If reason values look like false positives → fix the validator → return to shadow mode in that tier.
When the flag is enabled in a tier, teams writing valid manifests see no change (their applys still succeed), teams writing invalid manifests see the rejection with the specific error ("predicate 'Foo' not found"). No announcement needed, no opt-in paperwork, no migration guide.
Continue tier-by-tier to the full fleet.

The test the pattern should pass: at a later moment (team offsite, internal talk, architecture review), when someone asks "how do we enable this?", the honest answer is "you don't need to, it's already on."

What makes it work¶

The validator must be correct to a very high percentile. If 5% of valid manifests are false-positively rejected, "invisible" becomes "fleet-wide surprise incident." This is why this pattern pairs with patterns/reuse-runtime-logic-on-admission-path — the only way to make the admission validator match production behaviour at this precision is to use the same validator.
A feature flag is available for unexpected problems. If a tier is enabled and a false positive emerges anyway (something the shadow metric didn't catch), the flag-off recovery is seconds, not hours (concepts/feature-flag-rollback-for-validator).
Tier-by-tier, not simultaneous. Full-fleet enablement violates the invisibility guarantee: any true positive in any cluster's traffic patterns becomes a rejection at the same instant. Tier-by-tier gives you time to observe one tier's reaction before moving on.
Error messages that name the fix. "Validation failed" breaks the invisibility because now teams have to come ask you what went wrong. "Predicate 'NonExistingPredicate' not found" lets them fix it in place.
The failure mode is already a known incident class for the affected teams. The teams whose manifests were rejected were already going to have a broken route — now they get the error at apply time instead of in a support channel days later. From their perspective, it's a faster feedback loop, not a new problem.

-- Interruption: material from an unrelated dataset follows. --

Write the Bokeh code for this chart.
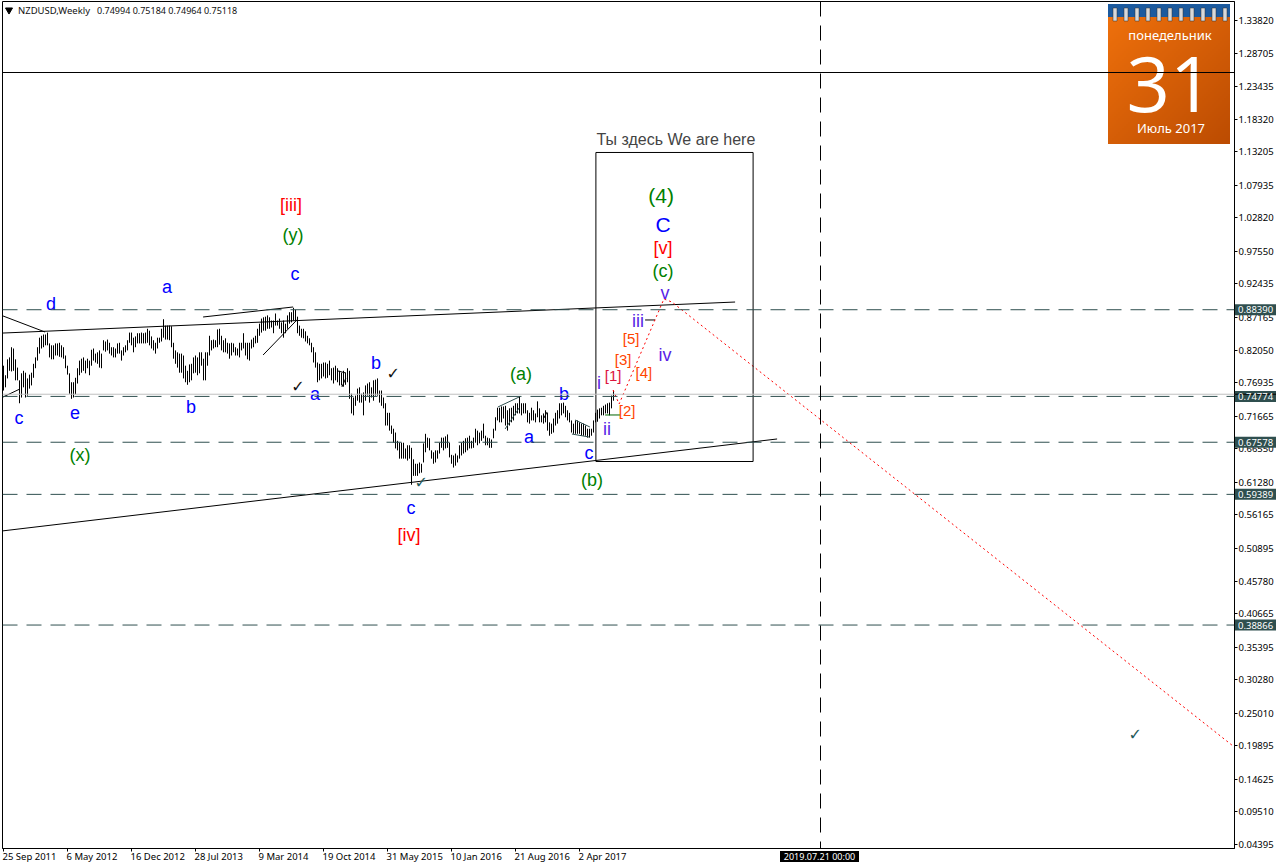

Contrasts with other rollout shapes¶

patterns/three-mode-rollout-off-shadow-exec — a closely related shape from Zalando's 2025-02 routesrv rollout. Three-mode is off / shadow / exec (explicit shadow phase with active comparison to the old behaviour before switching). Invisible-rollout-via-default-on can use a three-mode flag mechanism, but its distinctive property is the user experience of the result: silence for correctness, helpful rejection for mistakes, and no announcement layer.
patterns/phased-rollout-across-release-channels — stable / canary / beta release channels for a library or service; users adopt by upgrading. Opt-in by design; not invisible in the same way.
patterns/staged-rollout — generic staged rollout; doesn't specify whether users have to do anything to get the new behaviour.
patterns/shadow-mode-alert-before-paging — the shadow phase only; deciding when to move from "alarm on this signal" to "page on this signal". Can be a building block for this pattern.

When not to use¶

The validator rejects legitimate-today behaviour to enforce a future standard. That's a migration, not a bug catch. Users need to change their manifests. That needs opt-in, announcements, migration guides. Invisible rollout is for "this was always supposed to be wrong, and now we catch it."
The cost of a false-positive rejection is very high (financial transaction blocked, safety check blocked). The pattern's silence is a feature only when the corresponding failure class is "team's deploy fails, they see why, they fix it." If the failure class is "transactions stop processing revenue," even low false-positive rates are unacceptable.
You need proof of adoption for compliance. Some regulatory regimes want an audit trail of teams actively opting in to a control. Invisible rollout leaves no such trail; active adoption records do.

Seen in¶

sources/2026-04-08-zalando-rejecting-invalid-ingress-routes-at-apply-time — canonical instance. Zavodskikh presented Skipper's validating-admission-webhook solution at an internal Zalando conference; the first audience question was how teams could enable it in their clusters. "The satisfying part was answering that they did not need to do anything, because it was already enabled. That is probably the best possible result for this kind of rollout." The rollout discipline that got them there: reuse Skipper's own validator as the admission validator so the error-rate was low enough to be invisible to valid-manifest authors (patterns/reuse-runtime-logic-on-admission-path); feature-flagged with -enable-advanced-validation for fast rollback (concepts/feature-flag-rollback-for-validator); tier-by-tier enablement guided by the skipper_route_invalid{route_id, reason} metric (concepts/invalid-route-observability-metric); and a rejection message that names the specific filter / predicate / backend problem so teams can fix in place.